I did some more reading on how Ruby approached this, and it turns out they actually have 4 different levels, not just 3:

Classic stdlib: code that ships as “part of” the interpreter, no package metadata
What they call “default gems”: treated like 3rd party packages that are installed by default – they have metadata, versions, can be upgraded – BUT there’s a flag set saying that you can’t remove them, and if you try to pip uninstall then it just errors out.
What they call “bundled gems”: ditto, but without the magic flag, so you can uninstall them if you want.
Actual 3rd party packages you get from their version of PyPI

I put these in order because there’s a progression here: code doesn’t jump straight from (1) to (3), it goes through (2) as an intermediate step.

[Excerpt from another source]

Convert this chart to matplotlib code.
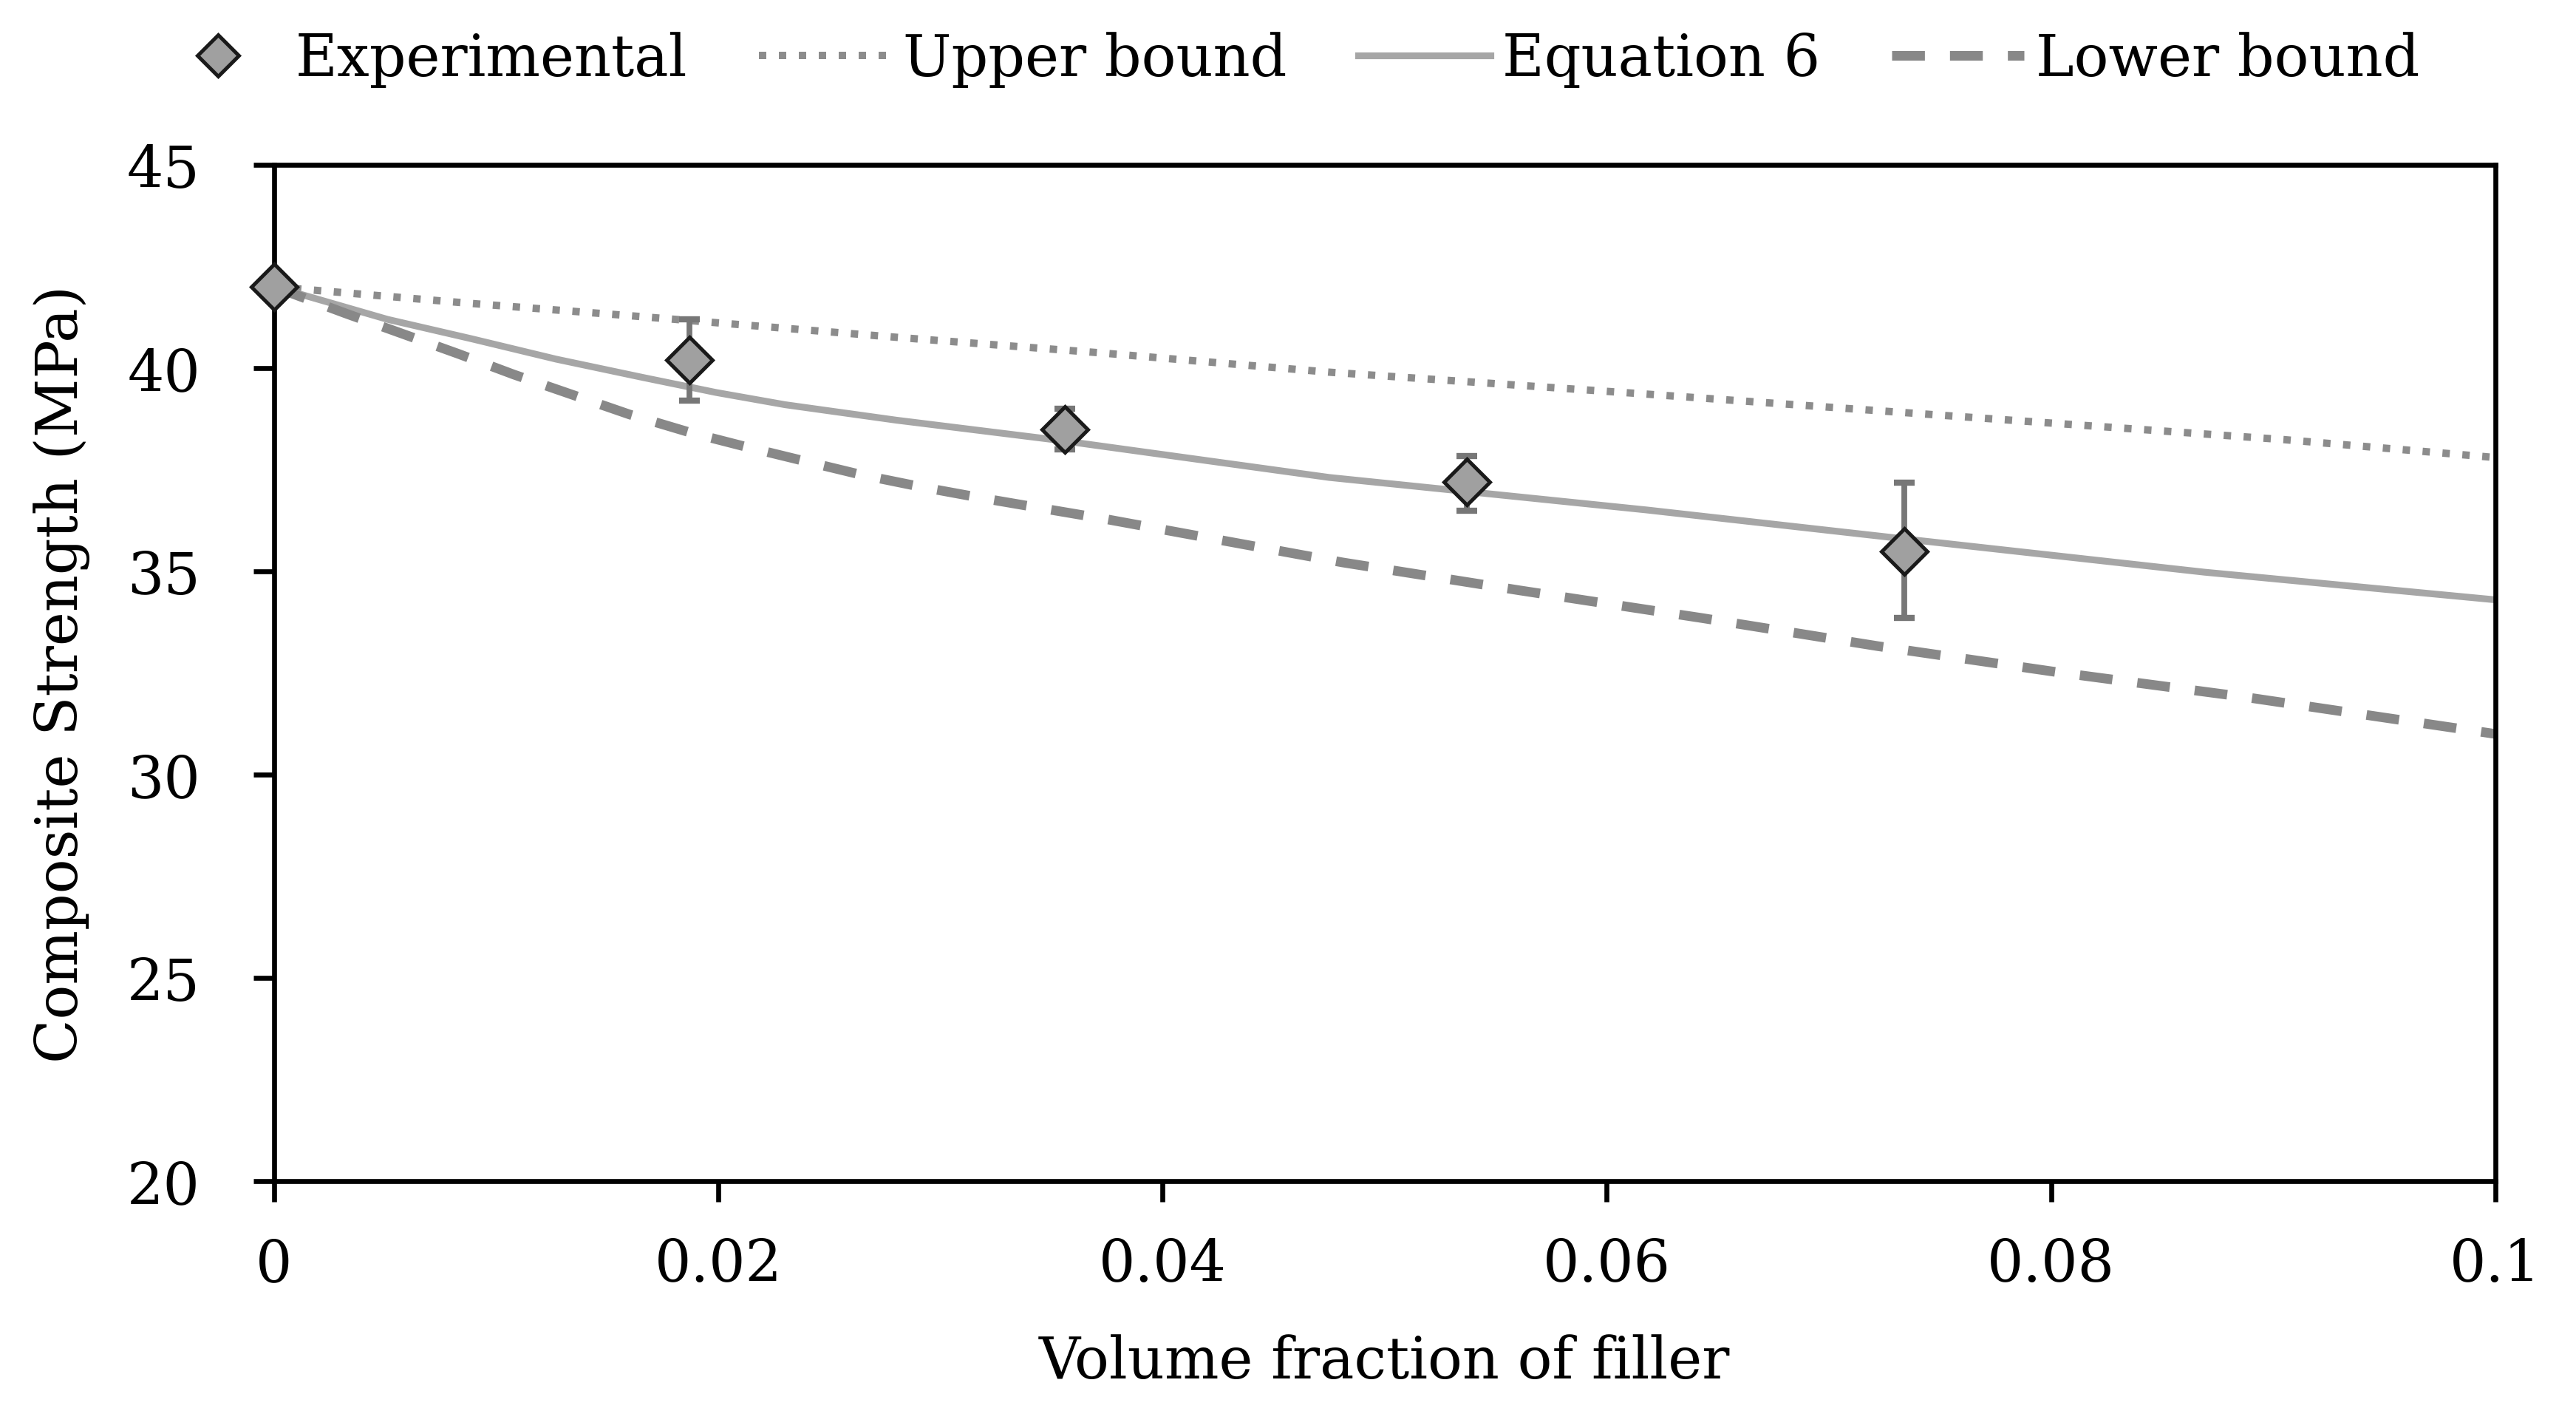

Agreed, and this seems especially sensible for any packages that we’re bundling. We don’t want to ship a package that doesn’t actually work

That said, I’ve seen a lot of projects that run their tests against Python master, which is exactly what you’re suggesting just done by different people, and it turns out to be kinda difficult. The tests often break because Python intentionally broke them (e.g.), and it takes some time for downstream folks to sort things out to adapt. Right now, for stdlib packages, you just adapt immediately in the same commit. I’m not sure there’s any general solution here. If we go down this road then sometimes there will be some extra work to coordinate, and we’ll just have to figure out strategies to deal with that.

Sure, today. If we did split up multiprocessing as an independent library and tell people that they can simply pip uninstall it and that’s a supported configuration, then it would be nice to make it a bit safer :-).

Also, there’s a very long history of projects that try to do this using just heuristics – it’s a major part of what tools like pyInstaller try to do. They’ve all ended up growing huge piles of special cases. Letting individual projects state authoritatively which modules they do and don’t need seems like a more scalable approach to me.